Requirement: Write the data out again exactly, with no pictures.

□ □ □ □

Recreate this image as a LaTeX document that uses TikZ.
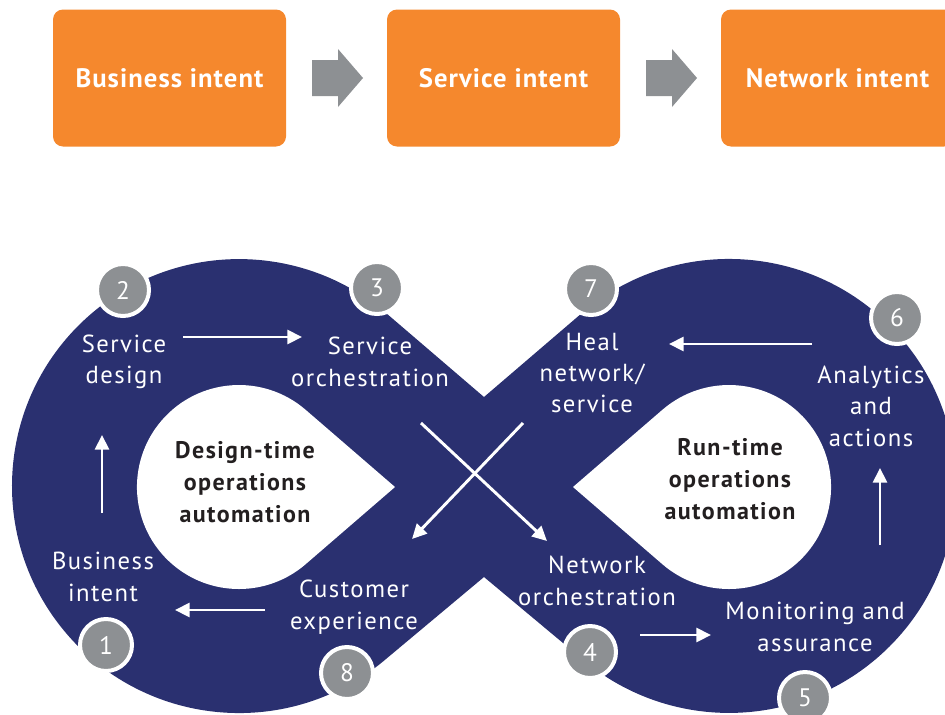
\documentclass[tikz,border=0pt]{standalone}
\usepackage{fontspec}
\setmainfont{PT Sans}
\newfontfamily\labfont[LetterSpace=6]{PT Sans}
\newfontfamily\boxfont[LetterSpace=4]{PT Sans}
\newfontfamily\ctrfont[LetterSpace=6]{PT Sans}
\usetikzlibrary{arrows.meta}
\definecolor{navy}{RGB}{42,48,112}
\definecolor{orangebox}{RGB}{245,136,45}
\definecolor{greyc}{RGB}{141,144,147}
\definecolor{darktext}{RGB}{35,31,32}
\begin{document}
\begin{tikzpicture}[x=0.75pt,y=-0.75pt,
  box/.style={fill=orangebox, rounded corners=7.5pt, minimum width=174.75pt, minimum height=102.75pt, text=white, font=\boxfont\fontsize{20}{24}\selectfont\bfseries, inner sep=0pt},
  lab/.style={text=white, align=center, font=\labfont\fontsize{18.5}{23.6}\selectfont, inner sep=0pt},
  num/.style={circle, fill=greyc, draw=white, line width=3pt, minimum size=39pt, text=white, font=\fontsize{19}{20}\selectfont, inner sep=0pt},
  ctr/.style={text=darktext, align=center, font=\ctrfont\fontsize{18}{24}\selectfont\bfseries, inner sep=0pt},
  warrow/.style={white, line width=2.2pt, -{Triangle[length=11pt,width=10.5pt]}},
  garrow/.style={fill=greyc},
]
\useasboundingbox (0,0) rectangle (945,714);
\clip (0,0) rectangle (945,714);

% top boxes
\node[box] (b1) at (169.5,78) {Business intent};
\node[box] (b2) at (503.5,78) {Service intent};
\node[box] (b3) at (837.5,78) {Network intent};
\fill[garrow] (312,60) -- (338,60) -- (338,49) -- (363,78) -- (338,107) -- (338,96) -- (312,96) -- cycle;
\fill[garrow] (646,60) -- (672,60) -- (672,49) -- (697,78) -- (672,107) -- (672,96) -- (646,96) -- cycle;

% infinity band
\fill[navy] (386.7,313.6) -- (484,397) -- (581.3,313.6)
  arc[start angle=-130.6, end angle=130.6, radius=227]
  -- (484,577) -- (386.7,658.4)
  arc[start angle=49.4, end angle=310.6, radius=227] -- cycle;
\fill[white] (395,487) -- (305.6,409.8) arc[start angle=-49.2, end angle=-310.8, radius=102] -- cycle;
\fill[white] (573,487) -- (662.4,409.8) arc[start angle=-130.8, end angle=130.8, radius=102] -- cycle;

% labels
\node[lab] (l1) at (103,577) {Business\\intent};
\node[lab] (l2) at (124,362) {Service\\design};
\node[lab] (l3) at (370,362) {Service\\orchestration};
\node[lab] (l4) at (597,581) {Network\\orchestration};
\node[lab] (l5) at (815,627) {Monitoring and\\assurance};
\node[lab] (l6) at (871,406) {Analytics\\and\\actions};
\node[lab] (l7) at (592,373) {Heal\\network/\\service};
\node[lab] (l8) at (354,607) {Customer\\experience};
\node[ctr] (c1) at (245,482) {Design-time\\operations\\automation};
\node[ctr] (c2) at (730,479) {Run-time\\operations\\automation};

% arrows
\coordinate (a1s) at (183,337); \coordinate (a1e) at (302,337);
\coordinate (a2s) at (102,513); \coordinate (a2e) at (102,435);
\coordinate (a3s) at (265,610); \coordinate (a3e) at (175,610);
\coordinate (a4s) at (421,423); \coordinate (a4e) at (547,541);
\coordinate (a5s) at (523,423); \coordinate (a5e) at (412,539);
\coordinate (a6s) at (640,635); \coordinate (a6e) at (711,635);
\coordinate (a7s) at (880,545); \coordinate (a7e) at (880,468);
\coordinate (a8s) at (812,344); \coordinate (a8e) at (669,344);
\draw[warrow] (a1s) -- (a1e);
\draw[warrow] (a2s) -- (a2e);
\draw[warrow] (a3s) -- (a3e);
\draw[warrow] (a4s) -- (a4e);
\draw[warrow] (a5s) -- (a5e);
\draw[warrow] (a6s) -- (a6e);
\draw[warrow] (a7s) -- (a7e);
\draw[warrow] (a8s) -- (a8e);

% number circles
\node[num] (n1) at (106,645) {1};
\node[num] (n2) at (123,290) {2};
\node[num] (n3) at (377,288) {3};
\node[num] (n4) at (590,652) {4};
\node[num] (n5) at (805,698) {5};
\node[num] (n6) at (897,318) {6};
\node[num] (n7) at (591,289) {7};
\node[num] (n8) at (347,673) {8};
\end{tikzpicture}
\end{document}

□ □ □ □

Solution:
Recreate this image as a LaTeX document that uses TikZ.
\documentclass[tikz,border=0pt]{standalone}
\usepackage{fontspec}
\setmainfont{PT Sans}
\newfontfamily\labfont[LetterSpace=6]{PT Sans}
\newfontfamily\boxfont[LetterSpace=4]{PT Sans}
\newfontfamily\ctrfont[LetterSpace=6]{PT Sans}
\usetikzlibrary{arrows.meta}
\definecolor{navy}{RGB}{42,48,112}
\definecolor{orangebox}{RGB}{245,136,45}
\definecolor{greyc}{RGB}{141,144,147}
\definecolor{darktext}{RGB}{35,31,32}
\begin{document}
\begin{tikzpicture}[x=0.75pt,y=-0.75pt,
  box/.style={fill=orangebox, rounded corners=7.5pt, minimum width=174.75pt, minimum height=102.75pt, text=white, font=\boxfont\fontsize{20}{24}\selectfont\bfseries, inner sep=0pt},
  lab/.style={text=white, align=center, font=\labfont\fontsize{18.5}{23.6}\selectfont, inner sep=0pt},
  num/.style={circle, fill=greyc, draw=white, line width=3pt, minimum size=39pt, text=white, font=\fontsize{19}{20}\selectfont, inner sep=0pt},
  ctr/.style={text=darktext, align=center, font=\ctrfont\fontsize{18}{24}\selectfont\bfseries, inner sep=0pt},
  warrow/.style={white, line width=2.2pt, -{Triangle[length=11pt,width=10.5pt]}},
  garrow/.style={fill=greyc},
]
\useasboundingbox (0,0) rectangle (945,714);
\clip (0,0) rectangle (945,714);

% top boxes
\node[box] (b1) at (169.5,78) {Business intent};
\node[box] (b2) at (503.5,78) {Service intent};
\node[box] (b3) at (837.5,78) {Network intent};
\fill[garrow] (312,60) -- (338,60) -- (338,49) -- (363,78) -- (338,107) -- (338,96) -- (312,96) -- cycle;
\fill[garrow] (646,60) -- (672,60) -- (672,49) -- (697,78) -- (672,107) -- (672,96) -- (646,96) -- cycle;

% infinity band
\fill[navy] (386.7,313.6) -- (484,397) -- (581.3,313.6)
  arc[start angle=-130.6, end angle=130.6, radius=227]
  -- (484,577) -- (386.7,658.4)
  arc[start angle=49.4, end angle=310.6, radius=227] -- cycle;
\fill[white] (395,487) -- (305.6,409.8) arc[start angle=-49.2, end angle=-310.8, radius=102] -- cycle;
\fill[white] (573,487) -- (662.4,409.8) arc[start angle=-130.8, end angle=130.8, radius=102] -- cycle;

% labels
\node[lab] (l1) at (103,577) {Business\\intent};
\node[lab] (l2) at (124,362) {Service\\design};
\node[lab] (l3) at (370,362) {Service\\orchestration};
\node[lab] (l4) at (597,581) {Network\\orchestration};
\node[lab] (l5) at (815,627) {Monitoring and\\assurance};
\node[lab] (l6) at (871,406) {Analytics\\and\\actions};
\node[lab] (l7) at (592,373) {Heal\\network/\\service};
\node[lab] (l8) at (354,607) {Customer\\experience};
\node[ctr] (c1) at (245,482) {Design-time\\operations\\automation};
\node[ctr] (c2) at (730,479) {Run-time\\operations\\automation};

% arrows
\coordinate (a1s) at (183,337); \coordinate (a1e) at (302,337);
\coordinate (a2s) at (102,513); \coordinate (a2e) at (102,435);
\coordinate (a3s) at (265,610); \coordinate (a3e) at (175,610);
\coordinate (a4s) at (421,423); \coordinate (a4e) at (547,541);
\coordinate (a5s) at (523,423); \coordinate (a5e) at (412,539);
\coordinate (a6s) at (640,635); \coordinate (a6e) at (711,635);
\coordinate (a7s) at (880,545); \coordinate (a7e) at (880,468);
\coordinate (a8s) at (812,344); \coordinate (a8e) at (669,344);
\draw[warrow] (a1s) -- (a1e);
\draw[warrow] (a2s) -- (a2e);
\draw[warrow] (a3s) -- (a3e);
\draw[warrow] (a4s) -- (a4e);
\draw[warrow] (a5s) -- (a5e);
\draw[warrow] (a6s) -- (a6e);
\draw[warrow] (a7s) -- (a7e);
\draw[warrow] (a8s) -- (a8e);

% number circles
\node[num] (n1) at (106,645) {1};
\node[num] (n2) at (123,290) {2};
\node[num] (n3) at (377,288) {3};
\node[num] (n4) at (590,652) {4};
\node[num] (n5) at (805,698) {5};
\node[num] (n6) at (897,318) {6};
\node[num] (n7) at (591,289) {7};
\node[num] (n8) at (347,673) {8};
\end{tikzpicture}
\end{document}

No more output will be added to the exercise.